Did they control for the size of the village? I’d have thought a smaller village is naturally going to be more cooperative, since they’re ingrained with social norms that lean on the fact that everyone knows everyone. E.g. if you screw someone over, then you can’t “escape” that reputational damage by moving to a different group of friends—everyone knows what you did. As societies get bigger they can’t lean on those benefits of culture as much, so they need to move to a “trustless” model—i.e. lots of laws, formal procedures, etc.
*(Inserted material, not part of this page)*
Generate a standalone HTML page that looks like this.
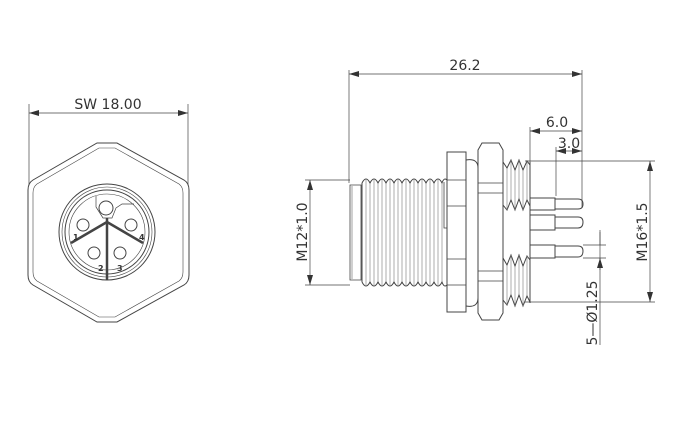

I really like this experimentation. Some thoughts:
Regarding finding the ideal set of axes: I wonder if it would make sense to give quite a few of them (that seem plausibly good), and then collect data for a month or so, and then select a subset based on usage and orthogonality. Rather than tentatively trying new axes in a more one-by-one fashion, that is. You’d explicitly tell users that the axes are being experimented with, and to vote on the axes which seem most appropriate. This might also be a way to collect axis ideas—if the user can’t find the axis that they want, they can click a button to suggest one. Relying on the in-the-moment intuitions of users could be a great way to quickly search the “axis space”.
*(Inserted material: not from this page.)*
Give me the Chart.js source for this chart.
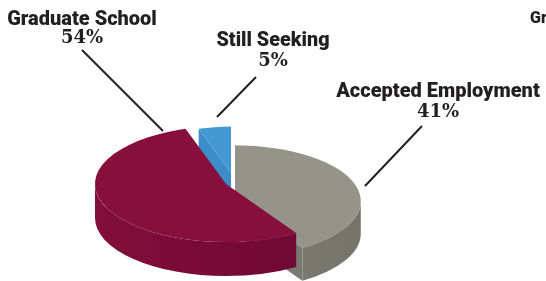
<!DOCTYPE html>
<html>
<head>
<meta charset="utf-8">
<script src="https://cdn.jsdelivr.net/npm/chart.js@4"></script>
<style>
  html, body { margin: 0; padding: 0; background: #fff; overflow: hidden; }
  #wrap { width: 546px; height: 281px; position: relative; }
</style>
</head>
<body>
<div id="wrap"><canvas id="pieChart"></canvas></div>
<script>
const categories = ['Accepted Employment', 'Graduate School', 'Still Seeking'];
const shares = [41, 54, 5];
const topColors = ['#95948a', '#870f3b', '#4498d4'];
const wallColors = [['#8c8b81', '#74746a'], ['#820e39', '#6a0731'], ['#3f91cd', '#3787c4']];

// squash + thickness for the fake 3D disc
const TILT = 0.443;
const DEPTH = 34;
// how far each slice is pulled out (screen px) and a fake-perspective size factor
const pullOut = [[9, 17], [0, 0], [5, -11]];
const sliceScale = [0.96, 1, 0.8];
const drawOrder = [2, 0, 1];

// where the callouts sit
const labelSpots = [
  { x: 438, y: 97, py: 117, w: 207, line: [422, 126, 365, 186] },
  { x: 82, y: 25, py: 43, w: 151, line: [82, 50, 163, 131] },
  { x: 273, y: 46, py: 66, w: 113, line: [256, 77, 217, 117] }
];

const fake3d = {
  id: 'fake3d',
  beforeDatasetsDraw(chart) {
    const ctx = chart.ctx;
    const arcs = chart.getDatasetMeta(0).data;
    drawOrder.forEach(i => {
      const arc = arcs[i];
      const k = sliceScale[i];
      const R = arc.outerRadius * k;
      const D = DEPTH * k;
      const X = arc.x + pullOut[i][0];
      const Y = arc.y + pullOut[i][1];
      const a0 = arc.startAngle, a1 = arc.endAngle;
      const rim = a => [X + R * Math.cos(a), Y + R * TILT * Math.sin(a)];

      const grad = ctx.createLinearGradient(X - R, 0, X + R, 0);
      grad.addColorStop(0, wallColors[i][0]);
      grad.addColorStop(1, wallColors[i][1]);
      ctx.save();
      ctx.fillStyle = grad;

      // cut faces that look toward the viewer
      [[a0, Math.cos(a0) < -0.01], [a1, Math.cos(a1) > 0.01]].forEach(([a, show]) => {
        if (!show) return;
        const [rx, ry] = rim(a);
        ctx.beginPath();
        ctx.moveTo(X, Y);
        ctx.lineTo(rx, ry);
        ctx.lineTo(rx, ry + D);
        ctx.lineTo(X, Y + D);
        ctx.closePath();
        ctx.fill();
      });

      // front part of the outer wall
      for (let n = -1; n <= 1; n++) {
        const lo = Math.max(a0, 2 * Math.PI * n);
        const hi = Math.min(a1, Math.PI + 2 * Math.PI * n);
        if (hi <= lo) continue;
        ctx.beginPath();
        ctx.ellipse(X, Y, R, R * TILT, 0, lo, hi);
        ctx.ellipse(X, Y + D, R, R * TILT, 0, hi, lo, true);
        ctx.closePath();
        ctx.fill();
      }
      ctx.restore();

      // top face: the library's own arc, squashed
      ctx.save();
      ctx.translate(X, Y);
      ctx.scale(k, TILT * k);
      ctx.translate(-arc.x, -arc.y);
      arc.draw(ctx);
      ctx.restore();
    });
    return false;
  }
};

const callouts = {
  id: 'callouts',
  afterDraw(chart) {
    const ctx = chart.ctx;
    ctx.save();
    ctx.fillStyle = '#231f20';
    ctx.strokeStyle = '#231f20';
    ctx.textAlign = 'center';
    ctx.textBaseline = 'alphabetic';
    categories.forEach((name, i) => {
      const s = labelSpots[i];
      ctx.font = '900 20px Roboto';
      ctx.fillText(name, s.x, s.y, s.w);
      ctx.font = 'bold 18px "DejaVu Serif"';
      ctx.fillText(shares[i] + '%', s.x, s.py);
      ctx.lineWidth = 2;
      ctx.beginPath();
      ctx.moveTo(s.line[0], s.line[1]);
      ctx.lineTo(s.line[2], s.line[3]);
      ctx.stroke();
    });
    // next chart's title peeking in at the right edge
    ctx.textAlign = 'left';
    ctx.font = '900 16px Roboto';
    ctx.fillText('Graduate School', 530, 23);
    ctx.restore();
  }
};

new Chart(document.getElementById('pieChart'), {
  type: 'pie',
  data: {
    labels: categories,
    datasets: [{
      data: shares,
      backgroundColor: topColors,
      borderWidth: 0
    }]
  },
  options: {
    responsive: true,
    maintainAspectRatio: false,
    animation: false,
    events: [],
    radius: 131,
    layout: { padding: { left: 0, right: 94, top: 87, bottom: 0 } },
    plugins: {
      legend: { display: false },
      tooltip: { enabled: false }
    }
  },
  plugins: [fake3d, callouts]
});
</script>
</body>
</html>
I really like the “seeks truth/conflict” axis. A comment has an inherent “gravity” to it which makes it inappropriate/costly for pointing out “small” things. If a comment is very slightly hostile, then there’s a kind of social cost to pointing it out, since it really isn’t worth a whole comment. This results in a threshold under which incivility/conflict-seeking can simmer—being essentially immune to criticism.
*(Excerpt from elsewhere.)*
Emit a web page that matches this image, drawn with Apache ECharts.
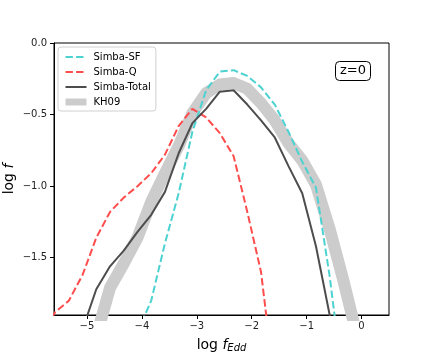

One weird experiment that probably wouldn’t work, but which I’d love to see is for the reactions to be more like a tag system, where there are potentially hundreds of different tags. They’re essentially “quick comments”, and could be quite “subtle” in their meaning. It would be a bit like platforms that allow you to react with any emoji, except that you can be much more precise with your reactions—e.g. “Unnecessary incivility” or “Interesting direction” or “Good steelman” or “Please expand” or “Well-written” or “Hand-wavy” or “Goodhart’s Law” (perhaps implying that the concept is relevant in a way that’s unacknowledged by the author). There could also be some emergent use-cases with tags. For example, tags could be used as a way for a commenter to poll the people reading the comment by asking them to tag a digit between 1 and 5, for example.
There are lots of ways this idea could end up being a net negative—in particular it may be that any level of subtlety beyond a few basic voting axes really would benefit from a comment in almost all cases, and then that comment essentially becomes the “tag” that people can vote on. Still, I’d love to see an experiment.
This isn’t about this experiment specifically, but: One problem with showing an absolute vote count is that it relies on people explicitly not voting on something if they think it has reached an appropriate level of upvotes/downvotes. E.g. if a comment that you think is kinda bad has a score of +10, you might downvote it, but if it already has a score of −3, you might leave it because to downvote further would be “too harsh”. This obviously isn’t ideal, because a couple of hours later that −3 comment could have climbed to +5 and so it turns out you should have actually downvoted it. There are a few ways to solve this—e.g. use more of a star rating system, or cap the upside and downside (but keep the real votes so that e.g. if a comment gets to −10, only −5 is displayed and reflected in the user’s karma, but it would require 6 upvotes to get to −4), display as a ratio plus total number of votes, etc. - they all have their trade-offs though, so I’m not sure there’s a clear solution here. This is another place where tags are interesting, because if everyone things a comment is just slightly conflict-seeking, then they can use the “Slightly conflict-seeking” tag, and they can all vote on that without giving the comment author the impression that everyone thinks their comment is extremely conflict seeking.
Like I said, I love this experimentation—please keep at it! I think this topic is completely underappreciated by basically every social platform.